There’s a swirl of pop-cultural pop-psychology floating in and around collecting these days, focused on throwing “hoarding” glibly down in front of any cultural variation that shows respect for memory and material culture at the expense of geometric austerity. Yet at the same time we love love love our tumblrs full of scanned ephemera, the RSS feeds filled with snapshots snipped from 1940s girlie rags and punk zines, the free (as in what? “beer”?) books scanned up to the cease-and-desist line of 1923. The past is all the more a foreign country because it’s kept in other people’s houses, in museums and libraries and private collections we not only never visit but we alienate by calling “pathological”.
If the autistic or the over-social, the religious or the ruthless atheist, the capitalist or the volunteer can all make their valid claims for respect in our society, let this be a claim on behalf of rememberers. Not those pundits who resort to big-story macroscopic remembering: where were you when Large Things Happened that Tie Us Together? But the supposedly trivial memories, a.k.a. “the fabric of history”. The baby thrown out with the bathwater of hoarding-abhorrence is the baby of our origins in family and culture, the fine wires that connect the stuff we read in history textbooks to our selves.
Knowing about all this junk is the only way I know to own your own history, the history of your place and your people. Otherwise, anything not in your head is reduced to a cunning science fiction story. When we who breathed leaded gasoline fumes are all dead, it’ll only be the key fobs for lost manufacturers, the uninstagrammed images of gas stations with uniforms, the misfolded road maps and quaint magazine ads that reminds us what that thing meant to the world.
I’m sitting within a few inches of a Chinese checkers board (of Nancy’s, since hers is the stratum we’ve recently uncovered after the purge of a decade’s deaths) and sitting next to it is a little wooden contraption: a block of mahogany-stained oak carved cunningly with channels, decorated with rotating screw-hinged caps, holding marbles for the game. It’s a purpose-built wooden Chinese Checkers marble-holder, manufactured by the Van Raden Product Company of Alter Road, in Detroit. Not by Milton Bradley, but rather by… some dude. You Google it, you’ll find this mention, and some forums somewhere on some woodworking topic where a fellow found another and doesn’t know what to make of it.

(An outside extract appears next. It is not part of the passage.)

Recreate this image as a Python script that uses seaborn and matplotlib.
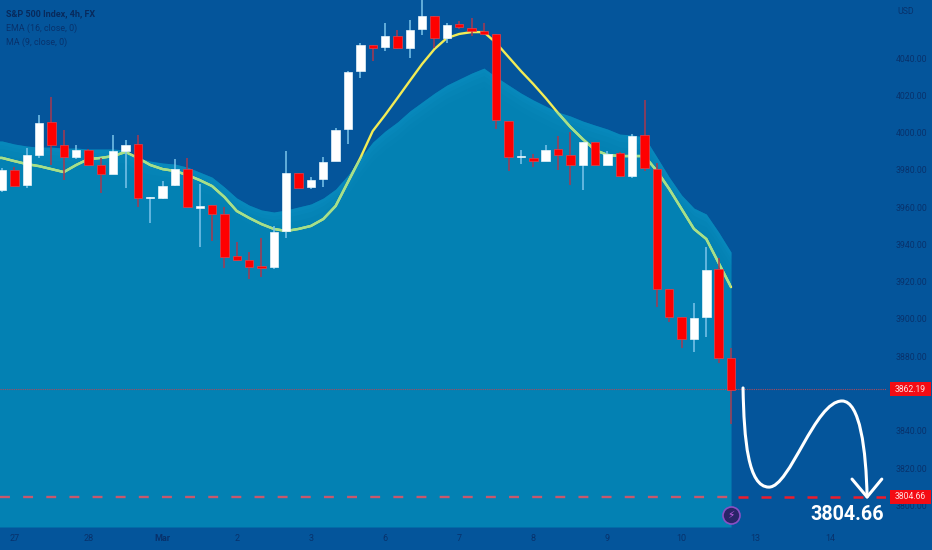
import numpy as np
import pandas as pd
import matplotlib.pyplot as plt
from matplotlib.patches import PathPatch, Rectangle
from matplotlib.path import Path
from matplotlib.transforms import blended_transform_factory
import seaborn as sns

# candles, oldest first (4h bars)
opens = [3969.2, 3979.9, 3971.8, 3987.9, 4005.6, 3993.3, 3986.9, 3990.6, 3982.6, 3977.8,
         3990.1, 3993.8, 3964.9, 3964.9, 3971.8, 3980.4, 3959.5, 3961.1, 3956.3, 3933.8,
         3931.6, 3928.4, 3927.9, 3947.2, 3978.3, 3970.8, 3975.1, 3984.7, 4001.9, 4033.0,
         4047.0, 4045.9, 4051.8, 4045.3, 4055.5, 4062.5, 4050.7, 4058.2, 4056.1, 4054.5,
         4052.9, 4006.2, 3986.9, 3986.3, 3984.7, 3991.2, 3987.9, 3982.6, 3994.9, 3982.6,
         3989.0, 3976.7, 3998.7, 3980.4, 3916.0, 3901.0, 3889.2, 3901.0, 3926.8, 3879.0]
highs = [3981.0, 3981.5, 3991.7, 4009.4, 4019.0, 4001.4, 3993.3, 3991.2, 3986.3, 3998.7,
         3996.0, 3998.7, 3965.4, 3974.0, 3985.8, 3986.3, 3972.4, 3961.1, 3960.0, 3941.3,
         3935.9, 3943.4, 3949.9, 3990.1, 3978.3, 3976.1, 3986.9, 4002.4, 4033.0, 4048.0,
         4047.0, 4058.8, 4055.0, 4060.4, 4071.1, 4062.5, 4058.8, 4059.8, 4061.4, 4058.8,
         4052.9, 4006.2, 3990.6, 3988.5, 3993.3, 3998.1, 4000.3, 3994.9, 3994.9, 3990.1,
         3989.5, 3999.2, 4017.5, 3983.7, 3916.0, 3901.0, 3908.5, 3938.6, 3932.7, 3884.4]
lows = [3968.1, 3970.8, 3970.2, 3986.3, 3982.6, 3974.5, 3985.8, 3982.0, 3967.6, 3977.8,
        3970.2, 3960.0, 3951.5, 3964.3, 3971.3, 3960.0, 3938.6, 3941.8, 3927.3, 3931.1,
        3921.4, 3922.5, 3926.8, 3943.4, 3970.2, 3969.7, 3970.8, 3984.7, 3993.8, 4029.3,
        4038.4, 4043.7, 4044.8, 4040.0, 4052.3, 4045.3, 4048.0, 4055.5, 4051.8, 4052.3,
        4001.9, 3979.4, 3983.1, 3981.5, 3984.7, 3979.9, 3971.8, 3969.2, 3982.6, 3982.6,
        3976.1, 3975.6, 3979.4, 3906.4, 3898.3, 3884.4, 3882.3, 3890.3, 3876.3, 3843.6]
closes = [3979.9, 3971.3, 3987.9, 4005.1, 3993.3, 3986.9, 3990.6, 3982.6, 3977.8, 3990.1,
          3993.3, 3964.9, 3965.4, 3971.3, 3980.4, 3960.0, 3960.6, 3956.3, 3933.2, 3931.6,
          3927.9, 3927.3, 3946.6, 3978.3, 3970.2, 3974.5, 3984.2, 4001.4, 4032.5, 4047.0,
          4045.3, 4051.8, 4045.3, 4055.0, 4062.5, 4050.7, 4057.7, 4056.6, 4054.5, 4052.9,
          4006.7, 3986.9, 3987.2, 3984.7, 3990.6, 3987.9, 3982.6, 3994.9, 3982.6, 3988.5,
          3976.7, 3998.1, 3981.0, 3916.0, 3901.0, 3889.2, 3900.5, 3926.2, 3879.0, 3861.9]

# MA(9) area top and EMA(16) line
ma_values = [3995.5, 3993.9, 3992.8, 3992.2, 3992.2, 3991.7, 3991.7, 3991.2, 3991.2, 3991.2,
             3990.6, 3986.4, 3984.7, 3983.7, 3983.1, 3981.5, 3978.8, 3976.1, 3970.8, 3964.9,
             3961.1, 3958.5, 3957.4, 3958.5, 3960.1, 3961.7, 3964.9, 3969.7, 3977.2, 3986.4,
             3994.9, 4000.8, 4005.7, 4011.6, 4016.4, 4021.2, 4025.5, 4028.7, 4031.9, 4034.6,
             4029.8, 4025.5, 4021.2, 4017.5, 4014.2, 4011.0, 4008.9, 4006.2, 4004.0, 4001.9,
             3999.2, 3998.7, 3997.6, 3986.9, 3976.1, 3966.5, 3959.5, 3956.3, 3946.6, 3935.9]
ema_values = [3986.4, 3984.7, 3983.1, 3982.0, 3980.4, 3978.8, 3982.6, 3985.8, 3986.4, 3987.4,
              3989.6, 3986.4, 3982.6, 3980.4, 3979.4, 3977.2, 3974.5, 3971.3, 3965.4, 3957.9,
              3954.2, 3950.9, 3948.3, 3947.2, 3948.3, 3949.9, 3953.6, 3960.6, 3973.5, 3986.4,
              4000.8, 4009.4, 4018.5, 4027.7, 4036.8, 4044.8, 4050.7, 4052.9, 4053.9, 4053.9,
              4048.0, 4040.5, 4033.0, 4026.0, 4018.5, 4010.5, 4003.0, 3996.5, 3990.6, 3988.0,
              3987.4, 3987.4, 3987.4, 3979.4, 3969.7, 3959.0, 3948.3, 3942.9, 3930.0, 3917.1]

# axis labels (3860 sits under the last price tag, so it is left out)
date_positions = [1, 7, 13, 19, 25, 31, 37, 43, 49, 55, 61, 67]
date_labels = ['27', '28', 'Mar', '2', '3', '6', '7', '8', '9', '10', '13', '14']
price_ticks = [3800, 3820, 3840, 3880, 3900, 3920, 3940, 3960, 3980, 4000, 4020, 4040]

last_price = 3862.19
target_price = 3804.66
target_label = '3804.66'

# hand drawn forecast curve (bezier control points) and its arrow head
curve_x = [59.97, 60.05, 60.38, 62.07, 63.77, 65.8, 67.98, 69.44, 69.93, 70.01]
curve_y = [3863.0, 3835.0, 3809.8, 3809.8, 3809.8, 3856.0, 3856.0, 3856.0, 3829.7, 3804.5]
head_x = [68.79, 70.01, 71.2]
head_y = [3814.1, 3804.5, 3814.1]

BG = '#04559b'
AREA = '#0381b3'
BAND = '#1396cc'
TEXT = '#08326c'
WICK_RED = '#a8384f'
WICK_WHITE = '#7cc4ea'

sns.set_theme(style='dark', rc={'axes.facecolor': BG, 'figure.facecolor': BG})
plt.rcParams['font.family'] = ['Roboto', 'DejaVu Sans']

df = pd.DataFrame({'bar': range(len(opens)), 'open': opens, 'high': highs,
                   'low': lows, 'close': closes})
df['top'] = df[['open', 'close']].max(axis=1)
df['bottom'] = df[['open', 'close']].min(axis=1)
df['size'] = df['top'] - df['bottom']
df['up'] = df['close'] >= df['open']

fig = plt.figure(figsize=(9.32, 5.5), dpi=100)
ax = fig.add_axes([0, 23 / 550, 886 / 932, 527 / 550])
y_floor = 3788.4

# area under MA, first point repeated so it reaches the left edge
area_x = np.arange(-1, len(ma_values))
area_top = np.array([ma_values[0]] + ma_values)
area = ax.fill_between(area_x, y_floor, area_top, color=AREA, lw=0, zorder=1)
# lighter edge fading down from the top of the area
for depth, alpha in [(10, 0.08), (7, 0.1), (4, 0.14), (2, 0.14)]:
    ax.fill_between(area_x, area_top - depth, area_top, color=BAND, alpha=alpha, lw=0, zorder=1.1)

# EMA is yellow on the background, greener over the area
ema_df = pd.DataFrame({'bar': area_x, 'ema': [ema_values[0]] + ema_values})
sns.lineplot(data=ema_df, x='bar', y='ema', color='#f3ec55', lw=1.7, ax=ax, zorder=2)
sns.lineplot(data=ema_df, x='bar', y='ema', color='#a4e08c', lw=1.7, ax=ax, zorder=2.1)
ax.lines[-1].set_clip_path(area.get_paths()[0], transform=ax.transData)

# price lines
ax.axhline(last_price, color='#b04a5a', lw=0.8, ls=(0, (1, 1)), zorder=2.2)
ax.plot([-0.162, 59.0], [target_price, target_price], color='#c8586c', lw=1.7,
        ls=(0, (4.2, 5.6)), zorder=2.2)
ax.plot([59.57, 71.54], [target_price, target_price], color='#ee1c2c', lw=1.8,
        ls=(0, (4.0, 5.2)), zorder=2.2)

# wicks
for up, colour in [(True, WICK_WHITE), (False, WICK_RED)]:
    sub = df[df['up'] == up]
    ax.vlines(sub['bar'], sub['low'], sub['high'], color=colour, lw=1.1, zorder=3)

# bodies
for up, colour, edge in [(True, '#ffffff', '#e8f4fa'), (False, '#ff0000', '#e8404a')]:
    sub = df[df['up'] == up]
    sns.barplot(data=sub, x='bar', y='size', bottom=sub['bottom'].values, native_scale=True,
                color=colour, saturation=1, width=0.68, errorbar=None, edgecolor=edge,
                linewidth=0.5, ax=ax, zorder=4)

# forecast curve
codes = [Path.MOVETO] + [Path.CURVE4] * 9
ax.add_patch(PathPatch(Path(np.column_stack([curve_x, curve_y]), codes), fc='none', ec='white',
                       lw=2.2, capstyle='round', zorder=6))
ax.plot(head_x, head_y, color='white', lw=2.2, solid_capstyle='round', zorder=6)
ax.text(65.4, 3792.4, target_label, color='white', fontsize=14.2, fontweight='bold',
        fontfamily=['Roboto', 'DejaVu Sans'], va='baseline', ha='left', zorder=7)

# axes
ax.set_xlim(-0.162, 71.54)
ax.set_ylim(y_floor, 4071.12)
ax.set_xticks(date_positions)
ax.set_xticklabels(date_labels)
ax.set_yticks(price_ticks)
ax.set_yticklabels([f'{p:.2f}' for p in price_ticks])
ax.yaxis.tick_right()
ax.set_xlabel('')
ax.set_ylabel('')
ax.tick_params(axis='y', length=0, pad=7, labelsize=6.3, labelcolor=TEXT)
ax.tick_params(axis='x', length=0, pad=5, labelsize=6.5, labelcolor=TEXT)
ax.get_xticklabels()[2].set_fontweight('bold')
ax.grid(False)
for spine in ax.spines.values():
    spine.set_visible(False)

# price tags on the scale
tag = blended_transform_factory(ax.transAxes, ax.transData)
for price, label in [(last_price, '3862.19'), (target_price, '3804.66')]:
    ax.add_patch(Rectangle((890 / 886, price - 3.75), 41 / 886, 7.5, transform=tag, fc='#f40c14',
                           ec='none', clip_on=False, zorder=8))
    ax.text(910.5 / 886, price, label, transform=tag, color='#ffe0e0', fontsize=6.2, va='center',
            ha='center', clip_on=False, zorder=8.5)

# lightning badge
ax.scatter([59.0], [3795.0], s=150, color='#2a2468', edgecolor='#8a4fc4', lw=1.2, zorder=9,
           clip_on=False)
ax.text(59.0, 3795.0, '\u26a1', color='#c860e8', fontsize=7.5, ha='center', va='center', zorder=10,
        fontfamily='DejaVu Sans')

# header and legend
fig.text(6 / 932, 1 - 14 / 550, 'S&P 500 Index, 4h, FX', color='#082a5c', fontsize=6.5,
         fontweight='bold', va='center')
fig.text(6 / 932, 1 - 28 / 550, 'EMA (16, close, 0)', color=TEXT, fontsize=6.4, va='center')
fig.text(6 / 932, 1 - 42 / 550, 'MA (9, close, 0)', color=TEXT, fontsize=6.4, va='center')
fig.text(897 / 932, 1 - 11 / 550, 'USD', color=TEXT, fontsize=6.3, va='center')

fig.savefig('out.png', dpi=100, facecolor=BG)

The address was 3136 Alter Road, Detroit. Go look it up on Google Maps. Zoom right on in there. Look real close at the house where this man lived. What you see? Zoom out a couple blocks. Look at those blocks, that wide-ranging perfusion of lawn they seem to have. Spacious, yes? Gone. Zoom out a bit more, look at that density. The voids. The holes.
Gone. Gone. Gone.
Tell me the story of the man who made the marble holders, back in the Chinese Checkers craze of the late Depression, in that vacant lot in Detroit. The neighborhood in which he arose is filled with empty blocks, five or six houses left standing on entire city blocks. Residential blocks. Each missing house once filled with things that ended up dead stuff, the chaff of history.
I don’t know what to do about this. It’s no easier to fix than the death of people is, and some days it seems there’s no more point in attributing “history” to key fobs from disappeared car dealerships and framed prints on the wall behind the photographed dead than there is to saving emptied milk containers and screws in a baby food jar. And yet there is in fact something happening, something odd and interesting. I can find my godfather’s name here and there in the growing memory of the world and somehow draw the flimsy links through public records to the point where we can drive up to his Rossford neighborhood and recognize things from photographs he took the day the house was new, in 1927. I see my father’s tiny image standing at the side of photos in the NACA Langley history archives, and that same day he clearly took a picture for himself, standing looking back the other way. And I go to see Van Raden’s street, now, after wars and more wars and abandonment and scouring, and if I want take back his handiwork and make a new (though flimsy) link of sorts.
Not every thing’s a reminder, nor of historical import. But the ability to tell meaningful stories about those things is as far as I know the only way we have to explain them and ourselves—the sort of explanation that’s not merely our strength but also our responsibility.
This just to say that as I sell things off, and purge and lighten and discard, I’m doing all I can to weave as well. Be reminded; that’s all I ask. Be reminded.